→ **What to work on**:
Look through the listing below for the line containing "Clone this chart in Plotly.". Copy it and each line after it up to and including the line containing "import plotly.graph_objects as go", exactly, leaving out pictures.

[Stored data]
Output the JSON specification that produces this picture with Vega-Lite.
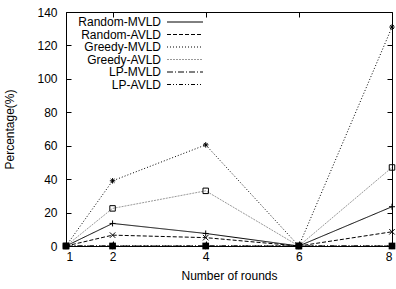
{
  "$schema": "https://vega.github.io/schema/vega-lite/v6.json",
  "autosize": "none",
  "width": 326,
  "height": 234,
  "padding": {"left": 66, "top": 12, "right": 4, "bottom": 43},
  "config": {
    "font": "Liberation Sans",
    "view": {"stroke": "black", "strokeWidth": 1},
    "axis": {"grid": false, "domain": false, "tickColor": "black", "labelColor": "black", "labelFontSize": 12, "titleFontSize": 12, "titleFontWeight": "normal", "titleColor": "black"}
  },
  "data": {"values": [
    {"round": 1, "series": "Random-MVLD", "value": 0},
    {"round": 2, "series": "Random-MVLD", "value": 13.5},
    {"round": 4, "series": "Random-MVLD", "value": 7.5},
    {"round": 6, "series": "Random-MVLD", "value": 0},
    {"round": 8, "series": "Random-MVLD", "value": 23.5},
    {"round": 1, "series": "Random-AVLD", "value": 0},
    {"round": 2, "series": "Random-AVLD", "value": 6.5},
    {"round": 4, "series": "Random-AVLD", "value": 5},
    {"round": 6, "series": "Random-AVLD", "value": 0},
    {"round": 8, "series": "Random-AVLD", "value": 8.5},
    {"round": 1, "series": "Greedy-MVLD", "value": 0},
    {"round": 2, "series": "Greedy-MVLD", "value": 39},
    {"round": 4, "series": "Greedy-MVLD", "value": 60.5},
    {"round": 6, "series": "Greedy-MVLD", "value": 0},
    {"round": 8, "series": "Greedy-MVLD", "value": 131},
    {"round": 1, "series": "Greedy-AVLD", "value": 0},
    {"round": 2, "series": "Greedy-AVLD", "value": 22.5},
    {"round": 4, "series": "Greedy-AVLD", "value": 33},
    {"round": 6, "series": "Greedy-AVLD", "value": 0},
    {"round": 8, "series": "Greedy-AVLD", "value": 47},
    {"round": 1, "series": "LP-MVLD", "value": 0},
    {"round": 2, "series": "LP-MVLD", "value": 0},
    {"round": 4, "series": "LP-MVLD", "value": 0},
    {"round": 6, "series": "LP-MVLD", "value": 0},
    {"round": 8, "series": "LP-MVLD", "value": 0},
    {"round": 1, "series": "LP-AVLD", "value": 0},
    {"round": 2, "series": "LP-AVLD", "value": 0},
    {"round": 4, "series": "LP-AVLD", "value": 0},
    {"round": 6, "series": "LP-AVLD", "value": 0},
    {"round": 8, "series": "LP-AVLD", "value": 0}
  ]},
  "resolve": {"axis": {"x": "independent", "y": "independent"}},
  "layer": [
    {
      "mark": {"type": "line", "strokeWidth": 1},
      "encoding": {
        "x": {"field": "round", "type": "quantitative", "scale": {"domain": [1, 8], "nice": false, "zero": false},
              "axis": {"values": [1, 2, 4, 6, 8], "tickSize": -5, "labelPadding": 10, "title": "Number of rounds", "titlePadding": 8}},
        "y": {"field": "value", "type": "quantitative", "scale": {"domain": [0, 140], "nice": false},
              "axis": {"values": [0, 20, 40, 60, 80, 100, 120, 140], "tickSize": -5, "labelPadding": 14, "title": "Percentage(%)", "titlePadding": 20}},
        "color": {"field": "series", "type": "nominal",
                  "sort": ["Random-MVLD", "Random-AVLD", "Greedy-MVLD", "Greedy-AVLD", "LP-MVLD", "LP-AVLD"],
                  "scale": {"domain": ["Random-MVLD", "Random-AVLD", "Greedy-MVLD", "Greedy-AVLD", "LP-MVLD", "LP-AVLD"],
                            "range": ["#000000", "#000000", "#000000", "#999999", "#000000", "#000000"]},
                  "legend": {"title": null, "orient": "none", "legendX": 113, "legendY": 4, "labelFontSize": 12, "labelColor": "black", "symbolType": "M-6,0H6", "symbolSize": 36, "symbolStrokeWidth": 1, "rowPadding": 0.5, "labelAlign": "right", "labelOffset": -30, "padding": 0}},
        "strokeDash": {"field": "series", "type": "nominal",
                  "scale": {"domain": ["Random-MVLD", "Random-AVLD", "Greedy-MVLD", "Greedy-AVLD", "LP-MVLD", "LP-AVLD"],
                            "range": [[1, 0], [4, 2], [1, 2], [2, 1], [6, 2, 1, 2], [4, 2, 1, 2, 1, 2]]},
                  "legend": {"title": null, "orient": "none", "legendX": 113, "legendY": 4, "labelFontSize": 12, "labelColor": "black", "symbolType": "M-6,0H6", "symbolSize": 36, "symbolStrokeWidth": 1, "rowPadding": 0.5, "labelAlign": "right", "labelOffset": -30, "padding": 0}}
      }
    },
    {
      "transform": [{"filter": {"field": "series", "equal": "Random-MVLD"}}],
      "mark": {"type": "point", "filled": false, "stroke": "black", "strokeWidth": 1, "size": 36, "opacity": 1, "shape": "M-1,0H1M0,-1V1"},
      "encoding": {
        "x": {"field": "round", "type": "quantitative", "axis": {"orient": "top", "values": [1, 2, 4, 6, 8], "tickSize": -5, "labels": false, "title": null}},
        "y": {"field": "value", "type": "quantitative", "axis": {"orient": "right", "values": [0, 20, 40, 60, 80, 100, 120, 140], "tickSize": -5, "labels": false, "title": null}}
      }
    },
    {
      "transform": [{"filter": {"field": "series", "equal": "Random-AVLD"}}],
      "mark": {"type": "point", "filled": false, "stroke": "black", "strokeWidth": 1, "size": 30, "opacity": 1, "shape": "M-1,-1L1,1M-1,1L1,-1"},
      "encoding": {
        "x": {"field": "round", "type": "quantitative", "axis": null},
        "y": {"field": "value", "type": "quantitative", "axis": null}
      }
    },
    {
      "transform": [{"filter": {"field": "series", "equal": "Greedy-MVLD"}}],
      "mark": {"type": "point", "filled": false, "stroke": "black", "strokeWidth": 1, "size": 30, "opacity": 1, "shape": "M-1,0H1M0,-1V1M-0.7,-0.7L0.7,0.7M-0.7,0.7L0.7,-0.7"},
      "encoding": {
        "x": {"field": "round", "type": "quantitative", "axis": null},
        "y": {"field": "value", "type": "quantitative", "axis": null}
      }
    },
    {
      "transform": [{"filter": {"field": "series", "equal": "Greedy-AVLD"}}],
      "mark": {"type": "point", "filled": false, "stroke": "black", "strokeWidth": 1, "size": 30, "opacity": 1, "shape": "square"},
      "encoding": {
        "x": {"field": "round", "type": "quantitative", "axis": null},
        "y": {"field": "value", "type": "quantitative", "axis": null}
      }
    },
    {
      "transform": [{"filter": {"field": "series", "equal": "LP-AVLD"}}],
      "mark": {"type": "point", "filled": false, "stroke": "black", "strokeWidth": 1, "size": 30, "opacity": 1, "shape": "circle"},
      "encoding": {
        "x": {"field": "round", "type": "quantitative", "axis": null},
        "y": {"field": "value", "type": "quantitative", "axis": null}
      }
    },
    {
      "transform": [{"filter": {"field": "series", "equal": "LP-MVLD"}}],
      "mark": {"type": "point", "filled": true, "color": "black", "size": 45, "opacity": 1, "shape": "square"},
      "encoding": {
        "x": {"field": "round", "type": "quantitative", "axis": null},
        "y": {"field": "value", "type": "quantitative", "axis": null}
      }
    }
  ]
}
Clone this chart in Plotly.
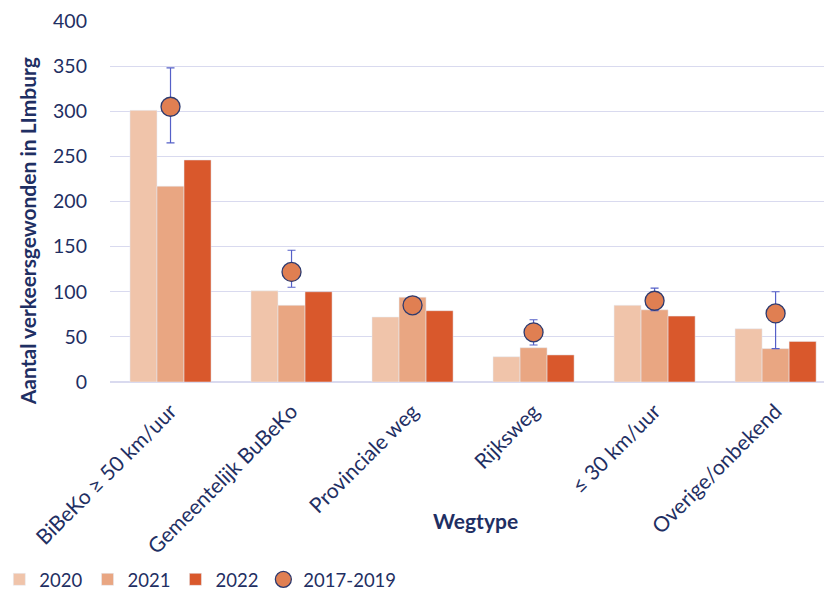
import plotly.graph_objects as go

categories = ["BiBeKo ≥ 50 km/uur", "Gemeentelijk BuBeKo", "Provinciale weg",
              "Rijksweg", "≤ 30 km/uur", "Overige/onbekend"]
v2020 = [301, 101, 72, 28, 85, 59]
v2021 = [217, 85, 94, 38, 80, 37]
v2022 = [246, 100, 79, 30, 73, 45]
avg_2017_2019 = [305, 122, 85, 55, 90, 76]
err_hi = [348, 146, 88, 69, 104, 100]
err_lo = [265, 105, 82, 41, 79, 37]

navy = "#1F2F63"
font_family = "Lato, 'Open Sans', sans-serif"

fig = go.Figure()
fig.add_trace(go.Bar(name="2020", x=categories, y=v2020, marker_color="#F0C4AA"))
fig.add_trace(go.Bar(name="2021", x=categories, y=v2021, marker_color="#E9A682"))
fig.add_trace(go.Bar(name="2022", x=categories, y=v2022, marker_color="#D9582C"))
fig.add_trace(go.Scatter(
    name="2017-2019", x=categories, y=avg_2017_2019, mode="markers",
    marker=dict(size=19, color="#E07F52", line=dict(color="#2E3A6E", width=1.3)),
    error_y=dict(type="data", symmetric=False,
                 array=[h - v for h, v in zip(err_hi, avg_2017_2019)],
                 arrayminus=[v - l for l, v in zip(err_lo, avg_2017_2019)],
                 color="#5560C8", thickness=1.2, width=4),
))

fig.update_layout(
    width=824, height=590,
    margin=dict(l=110, r=0, t=21, b=208, autoexpand=False),
    barmode="group", bargap=0.33, bargroupgap=0,
    plot_bgcolor="white", paper_bgcolor="white",
    font=dict(family=font_family, color=navy, size=19),
    legend=dict(orientation="h", x=-0.155, xanchor="left", y=-0.548, yanchor="middle",
                font=dict(size=18.5, color=navy), itemwidth=30,
                traceorder="normal"),
    showlegend=True,
)
fig.update_xaxes(range=[-0.5, 5.4], tickangle=-45, tickfont=dict(size=21, color=navy),
                 showline=False, ticks="", automargin=False, ticklabelstandoff=12)
fig.update_yaxes(range=[0, 400], dtick=50, gridcolor="#D9DAEF", gridwidth=1.2,
                 tickfont=dict(size=19.5, color=navy), zeroline=True,
                 zerolinecolor="#D9DAEF", zerolinewidth=1.5, ticks="",
                 ticklabelstandoff=22, automargin=False)

fig.add_annotation(text="<b>Wegtype</b>", xref="paper", yref="paper",
                   x=0.512, y=-0.385, xanchor="center", yanchor="middle",
                   showarrow=False, font=dict(size=21, color=navy))
fig.add_annotation(text="<b>Aantal verkeersgewonden in LImburg</b>", xref="paper",
                   yref="paper", x=-0.116, y=0.418, xanchor="center", yanchor="middle",
                   textangle=-90, showarrow=False, font=dict(size=21, color=navy))

fig.write_html("out.html")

→ **Answer below**:
Clone this chart in Plotly.
import plotly.graph_objects as go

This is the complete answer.